* start *
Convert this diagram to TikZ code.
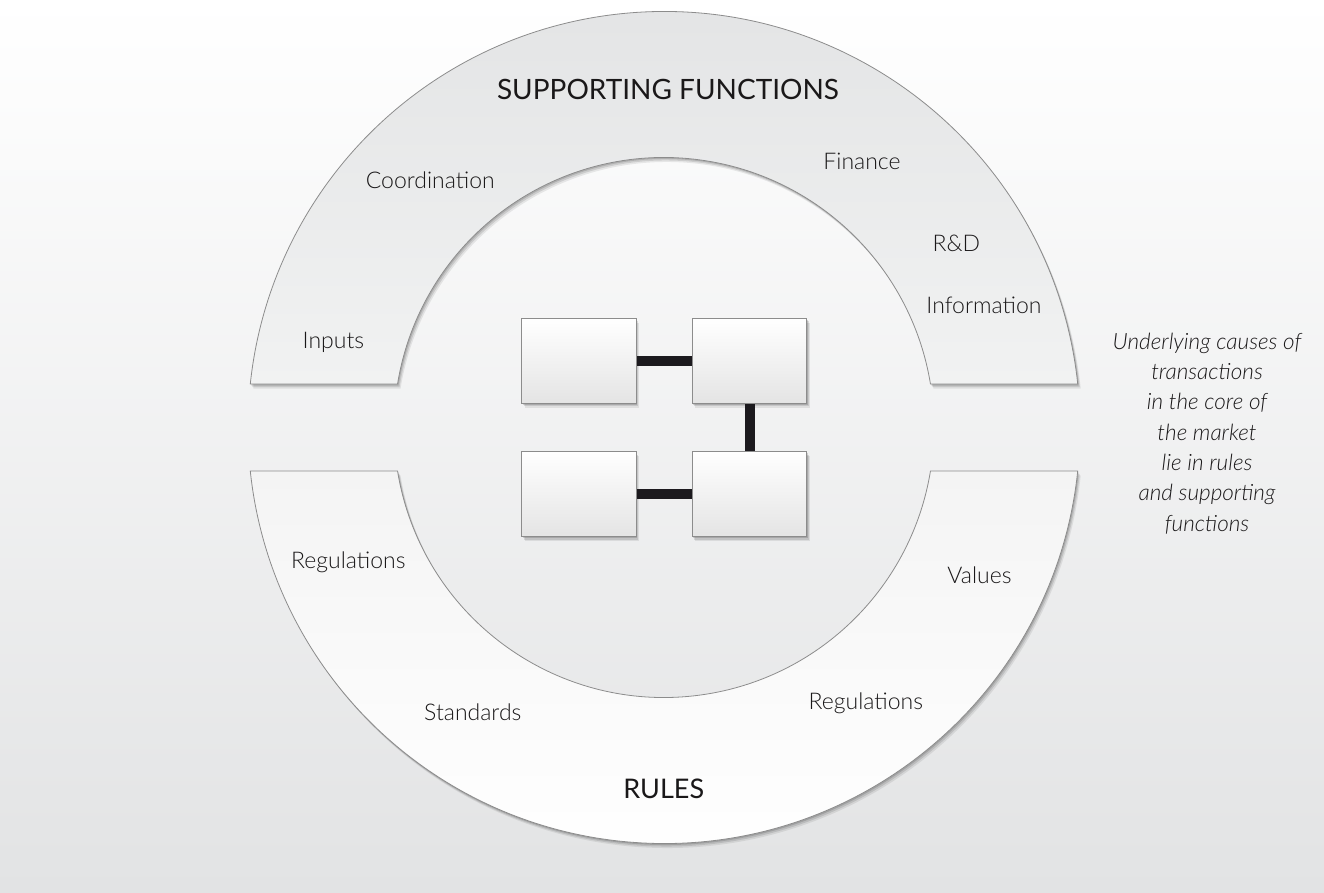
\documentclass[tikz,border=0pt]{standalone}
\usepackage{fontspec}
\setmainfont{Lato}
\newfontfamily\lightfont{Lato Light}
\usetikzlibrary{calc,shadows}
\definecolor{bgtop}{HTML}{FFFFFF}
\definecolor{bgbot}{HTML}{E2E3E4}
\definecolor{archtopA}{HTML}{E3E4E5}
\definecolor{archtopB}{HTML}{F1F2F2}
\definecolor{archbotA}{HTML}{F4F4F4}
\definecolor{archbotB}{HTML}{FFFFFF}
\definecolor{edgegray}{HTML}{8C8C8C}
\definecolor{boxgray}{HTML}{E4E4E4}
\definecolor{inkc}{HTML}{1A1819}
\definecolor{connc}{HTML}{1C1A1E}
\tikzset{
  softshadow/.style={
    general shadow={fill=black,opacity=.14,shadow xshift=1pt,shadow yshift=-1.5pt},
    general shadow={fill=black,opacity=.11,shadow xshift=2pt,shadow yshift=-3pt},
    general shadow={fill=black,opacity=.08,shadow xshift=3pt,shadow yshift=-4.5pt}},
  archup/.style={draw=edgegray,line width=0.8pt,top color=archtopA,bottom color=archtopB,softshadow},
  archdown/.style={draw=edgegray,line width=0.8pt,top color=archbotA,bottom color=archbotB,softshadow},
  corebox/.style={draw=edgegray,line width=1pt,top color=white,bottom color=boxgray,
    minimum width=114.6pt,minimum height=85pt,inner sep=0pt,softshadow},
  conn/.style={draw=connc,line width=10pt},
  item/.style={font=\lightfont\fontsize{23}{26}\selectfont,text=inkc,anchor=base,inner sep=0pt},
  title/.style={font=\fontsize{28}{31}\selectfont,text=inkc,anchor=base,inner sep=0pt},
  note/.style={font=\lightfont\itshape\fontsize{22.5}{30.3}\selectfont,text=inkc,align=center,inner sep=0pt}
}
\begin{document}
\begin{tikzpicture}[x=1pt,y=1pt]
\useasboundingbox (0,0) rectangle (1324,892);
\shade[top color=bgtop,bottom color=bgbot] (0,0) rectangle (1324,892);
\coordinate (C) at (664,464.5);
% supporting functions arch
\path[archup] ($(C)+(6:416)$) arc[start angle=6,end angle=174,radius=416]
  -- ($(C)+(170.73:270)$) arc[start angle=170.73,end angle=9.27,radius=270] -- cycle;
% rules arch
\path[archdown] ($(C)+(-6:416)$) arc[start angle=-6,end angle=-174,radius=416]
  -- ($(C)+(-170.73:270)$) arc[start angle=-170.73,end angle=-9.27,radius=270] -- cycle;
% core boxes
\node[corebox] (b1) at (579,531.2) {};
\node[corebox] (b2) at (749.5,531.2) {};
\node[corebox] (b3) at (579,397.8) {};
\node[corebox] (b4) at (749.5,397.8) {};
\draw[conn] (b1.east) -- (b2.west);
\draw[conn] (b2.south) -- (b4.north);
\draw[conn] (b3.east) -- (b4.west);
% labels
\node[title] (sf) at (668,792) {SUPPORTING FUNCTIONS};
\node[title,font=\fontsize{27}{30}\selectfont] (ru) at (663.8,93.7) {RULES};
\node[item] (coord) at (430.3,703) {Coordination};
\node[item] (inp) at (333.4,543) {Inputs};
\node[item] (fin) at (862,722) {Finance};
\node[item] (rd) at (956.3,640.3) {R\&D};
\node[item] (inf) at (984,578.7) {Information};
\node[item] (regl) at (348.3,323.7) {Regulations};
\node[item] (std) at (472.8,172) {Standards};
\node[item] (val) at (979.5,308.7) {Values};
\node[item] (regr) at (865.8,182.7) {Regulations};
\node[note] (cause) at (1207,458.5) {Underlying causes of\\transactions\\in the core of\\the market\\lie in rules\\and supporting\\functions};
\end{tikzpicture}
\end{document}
* end *
Objective —
Write the listing out a second time exactly, dropping all images.

Result for this task —
Convert this diagram to TikZ code.
\documentclass[tikz,border=0pt]{standalone}
\usepackage{fontspec}
\setmainfont{Lato}
\newfontfamily\lightfont{Lato Light}
\usetikzlibrary{calc,shadows}
\definecolor{bgtop}{HTML}{FFFFFF}
\definecolor{bgbot}{HTML}{E2E3E4}
\definecolor{archtopA}{HTML}{E3E4E5}
\definecolor{archtopB}{HTML}{F1F2F2}
\definecolor{archbotA}{HTML}{F4F4F4}
\definecolor{archbotB}{HTML}{FFFFFF}
\definecolor{edgegray}{HTML}{8C8C8C}
\definecolor{boxgray}{HTML}{E4E4E4}
\definecolor{inkc}{HTML}{1A1819}
\definecolor{connc}{HTML}{1C1A1E}
\tikzset{
  softshadow/.style={
    general shadow={fill=black,opacity=.14,shadow xshift=1pt,shadow yshift=-1.5pt},
    general shadow={fill=black,opacity=.11,shadow xshift=2pt,shadow yshift=-3pt},
    general shadow={fill=black,opacity=.08,shadow xshift=3pt,shadow yshift=-4.5pt}},
  archup/.style={draw=edgegray,line width=0.8pt,top color=archtopA,bottom color=archtopB,softshadow},
  archdown/.style={draw=edgegray,line width=0.8pt,top color=archbotA,bottom color=archbotB,softshadow},
  corebox/.style={draw=edgegray,line width=1pt,top color=white,bottom color=boxgray,
    minimum width=114.6pt,minimum height=85pt,inner sep=0pt,softshadow},
  conn/.style={draw=connc,line width=10pt},
  item/.style={font=\lightfont\fontsize{23}{26}\selectfont,text=inkc,anchor=base,inner sep=0pt},
  title/.style={font=\fontsize{28}{31}\selectfont,text=inkc,anchor=base,inner sep=0pt},
  note/.style={font=\lightfont\itshape\fontsize{22.5}{30.3}\selectfont,text=inkc,align=center,inner sep=0pt}
}
\begin{document}
\begin{tikzpicture}[x=1pt,y=1pt]
\useasboundingbox (0,0) rectangle (1324,892);
\shade[top color=bgtop,bottom color=bgbot] (0,0) rectangle (1324,892);
\coordinate (C) at (664,464.5);
% supporting functions arch
\path[archup] ($(C)+(6:416)$) arc[start angle=6,end angle=174,radius=416]
  -- ($(C)+(170.73:270)$) arc[start angle=170.73,end angle=9.27,radius=270] -- cycle;
% rules arch
\path[archdown] ($(C)+(-6:416)$) arc[start angle=-6,end angle=-174,radius=416]
  -- ($(C)+(-170.73:270)$) arc[start angle=-170.73,end angle=-9.27,radius=270] -- cycle;
% core boxes
\node[corebox] (b1) at (579,531.2) {};
\node[corebox] (b2) at (749.5,531.2) {};
\node[corebox] (b3) at (579,397.8) {};
\node[corebox] (b4) at (749.5,397.8) {};
\draw[conn] (b1.east) -- (b2.west);
\draw[conn] (b2.south) -- (b4.north);
\draw[conn] (b3.east) -- (b4.west);
% labels
\node[title] (sf) at (668,792) {SUPPORTING FUNCTIONS};
\node[title,font=\fontsize{27}{30}\selectfont] (ru) at (663.8,93.7) {RULES};
\node[item] (coord) at (430.3,703) {Coordination};
\node[item] (inp) at (333.4,543) {Inputs};
\node[item] (fin) at (862,722) {Finance};
\node[item] (rd) at (956.3,640.3) {R\&D};
\node[item] (inf) at (984,578.7) {Information};
\node[item] (regl) at (348.3,323.7) {Regulations};
\node[item] (std) at (472.8,172) {Standards};
\node[item] (val) at (979.5,308.7) {Values};
\node[item] (regr) at (865.8,182.7) {Regulations};
\node[note] (cause) at (1207,458.5) {Underlying causes of\\transactions\\in the core of\\the market\\lie in rules\\and supporting\\functions};
\end{tikzpicture}
\end{document}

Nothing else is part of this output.